• YOUR TASK
Copy out all lines where "chart" appears.

• SUPPLIED MATERIAL
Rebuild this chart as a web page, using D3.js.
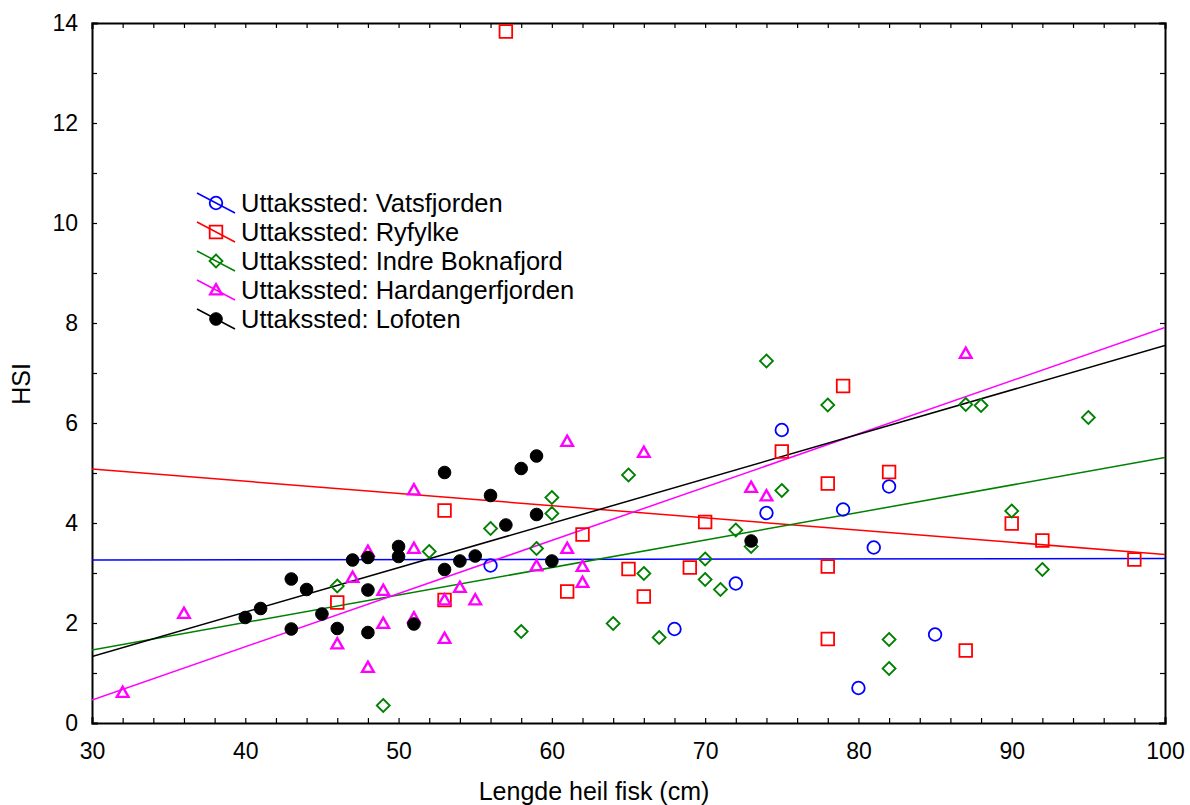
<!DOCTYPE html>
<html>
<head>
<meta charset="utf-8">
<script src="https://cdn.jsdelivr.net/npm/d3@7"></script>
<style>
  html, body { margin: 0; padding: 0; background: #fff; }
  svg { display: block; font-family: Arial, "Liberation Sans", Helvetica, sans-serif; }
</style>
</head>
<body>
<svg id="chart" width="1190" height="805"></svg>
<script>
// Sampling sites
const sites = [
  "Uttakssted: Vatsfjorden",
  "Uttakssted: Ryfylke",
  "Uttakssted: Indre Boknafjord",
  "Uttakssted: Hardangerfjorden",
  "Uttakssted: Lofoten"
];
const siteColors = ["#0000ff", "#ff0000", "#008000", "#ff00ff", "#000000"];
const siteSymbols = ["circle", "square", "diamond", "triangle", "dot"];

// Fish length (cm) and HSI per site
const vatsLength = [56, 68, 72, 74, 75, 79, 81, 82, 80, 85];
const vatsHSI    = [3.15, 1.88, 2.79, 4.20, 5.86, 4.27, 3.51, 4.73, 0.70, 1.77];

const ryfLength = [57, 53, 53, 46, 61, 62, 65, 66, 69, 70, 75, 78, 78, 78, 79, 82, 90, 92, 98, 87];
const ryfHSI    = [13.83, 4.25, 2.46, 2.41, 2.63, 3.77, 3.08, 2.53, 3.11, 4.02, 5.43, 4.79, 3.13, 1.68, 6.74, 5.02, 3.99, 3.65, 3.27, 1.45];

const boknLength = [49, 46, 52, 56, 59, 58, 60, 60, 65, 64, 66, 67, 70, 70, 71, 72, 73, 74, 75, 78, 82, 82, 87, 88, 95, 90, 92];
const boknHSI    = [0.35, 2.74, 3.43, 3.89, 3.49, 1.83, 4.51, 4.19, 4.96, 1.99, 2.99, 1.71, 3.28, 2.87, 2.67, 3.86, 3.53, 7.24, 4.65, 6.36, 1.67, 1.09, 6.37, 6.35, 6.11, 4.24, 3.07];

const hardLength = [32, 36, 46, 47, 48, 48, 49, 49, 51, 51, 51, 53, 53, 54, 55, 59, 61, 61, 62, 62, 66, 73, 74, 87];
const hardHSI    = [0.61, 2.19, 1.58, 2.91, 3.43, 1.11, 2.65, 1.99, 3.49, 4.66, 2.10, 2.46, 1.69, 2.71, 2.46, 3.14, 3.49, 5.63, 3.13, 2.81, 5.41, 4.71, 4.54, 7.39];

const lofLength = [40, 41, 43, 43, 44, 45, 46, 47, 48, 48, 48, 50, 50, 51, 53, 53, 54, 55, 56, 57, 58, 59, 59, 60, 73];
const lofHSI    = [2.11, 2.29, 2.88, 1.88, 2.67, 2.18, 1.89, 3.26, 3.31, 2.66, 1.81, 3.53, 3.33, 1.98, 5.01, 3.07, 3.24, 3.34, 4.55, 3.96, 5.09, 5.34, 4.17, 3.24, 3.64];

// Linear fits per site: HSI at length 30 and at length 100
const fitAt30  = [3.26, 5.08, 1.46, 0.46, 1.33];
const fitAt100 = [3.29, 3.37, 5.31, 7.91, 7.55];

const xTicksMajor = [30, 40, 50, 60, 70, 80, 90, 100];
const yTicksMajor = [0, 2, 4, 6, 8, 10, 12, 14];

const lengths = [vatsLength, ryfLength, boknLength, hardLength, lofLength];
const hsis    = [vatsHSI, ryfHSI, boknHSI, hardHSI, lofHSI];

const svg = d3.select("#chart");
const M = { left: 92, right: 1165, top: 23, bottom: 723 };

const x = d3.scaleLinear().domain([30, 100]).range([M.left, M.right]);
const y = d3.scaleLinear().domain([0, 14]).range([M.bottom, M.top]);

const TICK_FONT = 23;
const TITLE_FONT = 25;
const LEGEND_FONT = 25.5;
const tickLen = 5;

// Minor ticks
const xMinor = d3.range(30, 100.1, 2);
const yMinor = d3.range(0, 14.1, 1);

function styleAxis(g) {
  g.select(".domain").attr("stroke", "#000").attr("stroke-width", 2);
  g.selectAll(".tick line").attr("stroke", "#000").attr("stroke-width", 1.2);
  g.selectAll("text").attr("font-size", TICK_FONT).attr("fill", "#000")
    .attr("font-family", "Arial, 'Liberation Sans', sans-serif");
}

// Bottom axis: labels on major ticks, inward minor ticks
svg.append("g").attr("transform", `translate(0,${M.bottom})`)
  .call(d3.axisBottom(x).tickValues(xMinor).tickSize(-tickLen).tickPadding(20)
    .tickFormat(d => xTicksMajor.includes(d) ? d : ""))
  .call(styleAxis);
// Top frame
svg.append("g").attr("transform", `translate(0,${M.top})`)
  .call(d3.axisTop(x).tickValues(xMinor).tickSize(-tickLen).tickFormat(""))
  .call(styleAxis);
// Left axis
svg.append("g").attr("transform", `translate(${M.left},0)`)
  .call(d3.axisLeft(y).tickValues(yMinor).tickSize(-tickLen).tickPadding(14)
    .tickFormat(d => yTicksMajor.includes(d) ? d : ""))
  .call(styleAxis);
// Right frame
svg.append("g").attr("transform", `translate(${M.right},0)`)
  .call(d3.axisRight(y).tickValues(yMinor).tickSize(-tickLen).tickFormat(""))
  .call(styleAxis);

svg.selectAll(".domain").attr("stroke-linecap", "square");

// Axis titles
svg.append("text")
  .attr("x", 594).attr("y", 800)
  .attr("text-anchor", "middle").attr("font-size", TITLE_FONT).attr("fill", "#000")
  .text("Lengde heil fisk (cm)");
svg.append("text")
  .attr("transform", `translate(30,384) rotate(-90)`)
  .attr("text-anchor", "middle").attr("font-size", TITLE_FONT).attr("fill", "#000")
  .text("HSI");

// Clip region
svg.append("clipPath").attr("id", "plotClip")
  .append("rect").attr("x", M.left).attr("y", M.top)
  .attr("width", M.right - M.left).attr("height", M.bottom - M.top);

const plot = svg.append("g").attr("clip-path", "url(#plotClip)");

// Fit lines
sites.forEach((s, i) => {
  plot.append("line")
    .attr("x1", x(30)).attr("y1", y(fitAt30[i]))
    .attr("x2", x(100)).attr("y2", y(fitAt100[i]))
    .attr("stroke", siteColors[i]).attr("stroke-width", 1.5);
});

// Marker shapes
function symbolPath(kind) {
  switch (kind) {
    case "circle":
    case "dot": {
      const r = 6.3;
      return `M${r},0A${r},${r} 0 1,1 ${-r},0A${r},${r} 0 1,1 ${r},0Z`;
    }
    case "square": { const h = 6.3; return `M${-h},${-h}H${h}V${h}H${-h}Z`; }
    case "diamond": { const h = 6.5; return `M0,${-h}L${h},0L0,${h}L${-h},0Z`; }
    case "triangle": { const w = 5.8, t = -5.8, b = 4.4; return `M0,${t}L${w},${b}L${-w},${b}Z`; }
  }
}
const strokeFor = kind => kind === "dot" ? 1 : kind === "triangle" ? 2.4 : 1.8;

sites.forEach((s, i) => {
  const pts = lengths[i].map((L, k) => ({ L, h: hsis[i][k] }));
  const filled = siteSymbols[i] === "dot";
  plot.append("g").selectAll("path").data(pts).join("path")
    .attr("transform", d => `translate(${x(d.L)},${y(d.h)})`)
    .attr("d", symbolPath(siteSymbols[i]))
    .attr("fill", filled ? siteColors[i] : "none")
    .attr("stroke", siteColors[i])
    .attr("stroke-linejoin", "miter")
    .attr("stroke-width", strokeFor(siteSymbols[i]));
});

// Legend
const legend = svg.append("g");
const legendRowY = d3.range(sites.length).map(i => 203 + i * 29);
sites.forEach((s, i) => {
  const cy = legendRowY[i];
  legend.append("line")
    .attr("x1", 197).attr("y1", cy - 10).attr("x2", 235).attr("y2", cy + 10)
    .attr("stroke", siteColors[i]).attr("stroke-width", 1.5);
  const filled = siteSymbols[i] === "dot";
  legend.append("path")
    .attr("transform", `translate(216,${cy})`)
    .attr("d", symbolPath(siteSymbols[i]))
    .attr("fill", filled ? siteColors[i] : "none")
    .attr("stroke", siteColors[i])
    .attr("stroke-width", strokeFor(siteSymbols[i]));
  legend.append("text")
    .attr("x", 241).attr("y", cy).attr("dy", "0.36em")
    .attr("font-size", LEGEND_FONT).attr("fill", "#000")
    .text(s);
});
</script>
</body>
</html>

• FINISHED EXERCISE
Rebuild this chart as a web page, using D3.js.
<svg id="chart" width="1190" height="805"></svg>
const svg = d3.select("#chart");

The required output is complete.